Bitcoin (BTC) - The "Digital Gold" / Settlement Layer Approach

• Primary Focus: Decentralization, security, censorship resistance, and immutability.
• Scaling Strategy: Prioritizes off-chain scaling solutions like the Lightning Network, viewing the main Bitcoin blockchain as a robust and secure settlement layer for larger or less frequent transactions.
• Vision: To be a global store of value, a "digital gold," and the base layer for a multi-layered financial system. Small blocks are seen as crucial for maintaining the ability for anyone to run a full node, thus preserving decentralization.
• Trade-offs: Higher on-chain transaction fees and slower confirmation times for individual transactions on the main layer, encouraging the use of layer-2 solutions.

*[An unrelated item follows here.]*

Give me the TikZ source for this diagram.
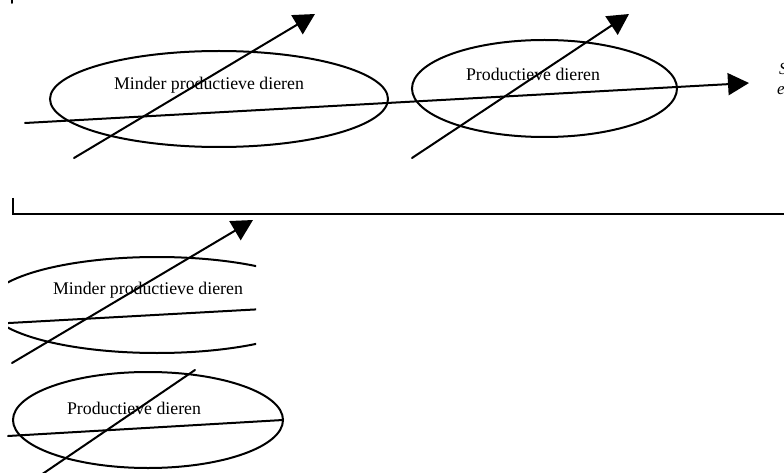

Bitcoin Cash (BCH) - The "Electronic Cash" Approach

• Primary Focus: High transaction throughput, low fees, and direct peer-to-peer electronic cash functionality.
• Scaling Strategy: Prioritizes on-chain scaling through larger block sizes, believing that the main blockchain should be capable of handling a vast number of transactions directly.
• Vision: To be a medium of exchange for everyday transactions, fulfilling Satoshi's original whitepaper title more literally. Larger blocks are seen as necessary to achieve this scalability and affordability.
• Trade-offs: Larger blocks require more resources (bandwidth, storage) for full nodes, which critics argue could lead to increased centralization of the network over time.

The unresolved debate continues to be whether a single blockchain can truly be both a decentralized store of value and a fast, cheap medium of exchange for global commerce, or if these two functions require different architectural approaches.

Lessons from the Fork

The Bitcoin Cash fork serves as a profound case study in the dynamics of decentralized governance and the challenges inherent in evolving a global protocol without a central authority. Several key lessons can be drawn from this historic event:

• The Challenges of Decentralized Governance: Even in a system designed to be leaderless, disagreements about fundamental principles and technical implementations can lead to significant friction and, ultimately, fragmentation. There's no central "CEO" to make executive decisions, meaning consensus is paramount but incredibly difficult to achieve on contentious issues.
• The Importance of Community and Consensus: Hard forks require overwhelming consensus to be adopted smoothly. When a significant portion of the community, including developers, miners, and users, disagrees on a path forward, a chain split becomes an inevitable outcome. The lack of universal agreement on SegWit2x was a direct precursor to the BCH fork.
• The Power of Ideology: The scaling debate was not purely technical; it was deeply ideological. Both sides believed they were upholding Satoshi's true vision, illustrating how different interpretations of foundational principles can drive profound divisions.
• Innovation vs. Stability: The fork highlighted the tension between a desire for rapid innovation and scaling and the need to maintain the stability and core principles (like decentralization) that define a cryptocurrency. One side prioritized efficiency and adoption; the other prioritized security and resilience.
• Market Dynamics and Network Effect: Post-fork, the market played a crucial role in validating (or not validating) the different approaches. Bitcoin (BTC) retained its dominant market position, demonstrating the strength of its established network effect, while Bitcoin Cash (BCH) carved out its own market, albeit smaller. This showed that technical merit alone might not be enough; community cohesion and market acceptance are equally vital.
• The Enduring Nature of Hard Forks: Once a hard fork occurs, it creates two distinct assets and ecosystems. While the original chain typically retains the dominant "brand," the new chain can indeed build its own community and utility, proving that the market can support multiple, competing visions of a cryptocurrency.

The Bitcoin Cash fork remains a defining moment in cryptocurrency history, a testament to the complexities of decentralized evolution and a continuous source of debate about the future direction of digital money.